[STORED DATA]:
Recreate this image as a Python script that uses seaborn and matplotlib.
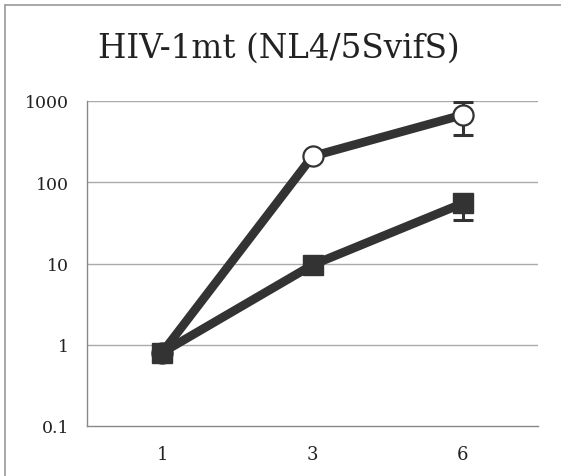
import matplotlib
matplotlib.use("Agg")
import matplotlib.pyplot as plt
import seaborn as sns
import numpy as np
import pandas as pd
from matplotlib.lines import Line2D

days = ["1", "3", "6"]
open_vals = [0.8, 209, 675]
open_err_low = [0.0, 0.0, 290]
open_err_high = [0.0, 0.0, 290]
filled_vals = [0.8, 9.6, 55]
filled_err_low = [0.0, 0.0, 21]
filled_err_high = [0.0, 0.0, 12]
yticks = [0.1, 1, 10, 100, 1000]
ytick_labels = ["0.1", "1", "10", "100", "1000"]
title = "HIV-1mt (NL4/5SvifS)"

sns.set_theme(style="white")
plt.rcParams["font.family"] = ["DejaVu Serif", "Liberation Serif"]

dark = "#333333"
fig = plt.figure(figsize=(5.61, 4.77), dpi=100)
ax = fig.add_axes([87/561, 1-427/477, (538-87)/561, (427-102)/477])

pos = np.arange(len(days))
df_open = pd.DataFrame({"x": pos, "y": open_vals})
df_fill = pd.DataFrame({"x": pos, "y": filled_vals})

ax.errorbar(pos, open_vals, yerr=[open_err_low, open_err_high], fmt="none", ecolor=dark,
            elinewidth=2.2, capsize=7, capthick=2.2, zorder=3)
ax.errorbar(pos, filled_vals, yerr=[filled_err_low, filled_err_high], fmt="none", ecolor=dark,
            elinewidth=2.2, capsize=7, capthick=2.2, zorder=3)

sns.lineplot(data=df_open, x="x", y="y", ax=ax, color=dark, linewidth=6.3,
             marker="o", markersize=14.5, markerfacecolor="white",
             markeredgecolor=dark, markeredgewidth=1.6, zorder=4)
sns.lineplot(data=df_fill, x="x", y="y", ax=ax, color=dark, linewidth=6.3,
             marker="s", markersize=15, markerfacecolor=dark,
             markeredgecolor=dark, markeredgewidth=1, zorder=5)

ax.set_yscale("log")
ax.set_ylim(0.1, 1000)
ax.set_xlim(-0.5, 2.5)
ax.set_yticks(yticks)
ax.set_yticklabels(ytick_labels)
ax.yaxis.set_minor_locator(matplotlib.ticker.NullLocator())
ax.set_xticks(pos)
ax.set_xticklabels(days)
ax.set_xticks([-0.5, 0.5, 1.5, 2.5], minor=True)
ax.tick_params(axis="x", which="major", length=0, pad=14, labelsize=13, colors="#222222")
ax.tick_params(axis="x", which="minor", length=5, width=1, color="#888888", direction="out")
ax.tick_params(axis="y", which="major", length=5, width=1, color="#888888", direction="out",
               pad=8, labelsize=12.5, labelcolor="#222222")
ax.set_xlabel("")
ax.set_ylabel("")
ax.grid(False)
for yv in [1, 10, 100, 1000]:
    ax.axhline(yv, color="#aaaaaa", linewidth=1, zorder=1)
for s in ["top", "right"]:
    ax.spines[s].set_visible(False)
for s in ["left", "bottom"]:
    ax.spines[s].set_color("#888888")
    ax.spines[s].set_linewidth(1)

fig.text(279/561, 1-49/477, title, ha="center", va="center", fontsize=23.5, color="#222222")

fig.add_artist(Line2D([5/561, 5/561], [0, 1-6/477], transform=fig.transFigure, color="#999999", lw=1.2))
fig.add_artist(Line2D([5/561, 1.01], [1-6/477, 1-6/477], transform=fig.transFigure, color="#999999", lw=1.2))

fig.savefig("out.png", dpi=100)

[OBJECTIVE]: Drop the images and repeat the data exactly.

[ANSWER BELOW]:
Recreate this image as a Python script that uses seaborn and matplotlib.
import matplotlib
matplotlib.use("Agg")
import matplotlib.pyplot as plt
import seaborn as sns
import numpy as np
import pandas as pd
from matplotlib.lines import Line2D

days = ["1", "3", "6"]
open_vals = [0.8, 209, 675]
open_err_low = [0.0, 0.0, 290]
open_err_high = [0.0, 0.0, 290]
filled_vals = [0.8, 9.6, 55]
filled_err_low = [0.0, 0.0, 21]
filled_err_high = [0.0, 0.0, 12]
yticks = [0.1, 1, 10, 100, 1000]
ytick_labels = ["0.1", "1", "10", "100", "1000"]
title = "HIV-1mt (NL4/5SvifS)"

sns.set_theme(style="white")
plt.rcParams["font.family"] = ["DejaVu Serif", "Liberation Serif"]

dark = "#333333"
fig = plt.figure(figsize=(5.61, 4.77), dpi=100)
ax = fig.add_axes([87/561, 1-427/477, (538-87)/561, (427-102)/477])

pos = np.arange(len(days))
df_open = pd.DataFrame({"x": pos, "y": open_vals})
df_fill = pd.DataFrame({"x": pos, "y": filled_vals})

ax.errorbar(pos, open_vals, yerr=[open_err_low, open_err_high], fmt="none", ecolor=dark,
            elinewidth=2.2, capsize=7, capthick=2.2, zorder=3)
ax.errorbar(pos, filled_vals, yerr=[filled_err_low, filled_err_high], fmt="none", ecolor=dark,
            elinewidth=2.2, capsize=7, capthick=2.2, zorder=3)

sns.lineplot(data=df_open, x="x", y="y", ax=ax, color=dark, linewidth=6.3,
             marker="o", markersize=14.5, markerfacecolor="white",
             markeredgecolor=dark, markeredgewidth=1.6, zorder=4)
sns.lineplot(data=df_fill, x="x", y="y", ax=ax, color=dark, linewidth=6.3,
             marker="s", markersize=15, markerfacecolor=dark,
             markeredgecolor=dark, markeredgewidth=1, zorder=5)

ax.set_yscale("log")
ax.set_ylim(0.1, 1000)
ax.set_xlim(-0.5, 2.5)
ax.set_yticks(yticks)
ax.set_yticklabels(ytick_labels)
ax.yaxis.set_minor_locator(matplotlib.ticker.NullLocator())
ax.set_xticks(pos)
ax.set_xticklabels(days)
ax.set_xticks([-0.5, 0.5, 1.5, 2.5], minor=True)
ax.tick_params(axis="x", which="major", length=0, pad=14, labelsize=13, colors="#222222")
ax.tick_params(axis="x", which="minor", length=5, width=1, color="#888888", direction="out")
ax.tick_params(axis="y", which="major", length=5, width=1, color="#888888", direction="out",
               pad=8, labelsize=12.5, labelcolor="#222222")
ax.set_xlabel("")
ax.set_ylabel("")
ax.grid(False)
for yv in [1, 10, 100, 1000]:
    ax.axhline(yv, color="#aaaaaa", linewidth=1, zorder=1)
for s in ["top", "right"]:
    ax.spines[s].set_visible(False)
for s in ["left", "bottom"]:
    ax.spines[s].set_color("#888888")
    ax.spines[s].set_linewidth(1)

fig.text(279/561, 1-49/477, title, ha="center", va="center", fontsize=23.5, color="#222222")

fig.add_artist(Line2D([5/561, 5/561], [0, 1-6/477], transform=fig.transFigure, color="#999999", lw=1.2))
fig.add_artist(Line2D([5/561, 1.01], [1-6/477, 1-6/477], transform=fig.transFigure, color="#999999", lw=1.2))

fig.savefig("out.png", dpi=100)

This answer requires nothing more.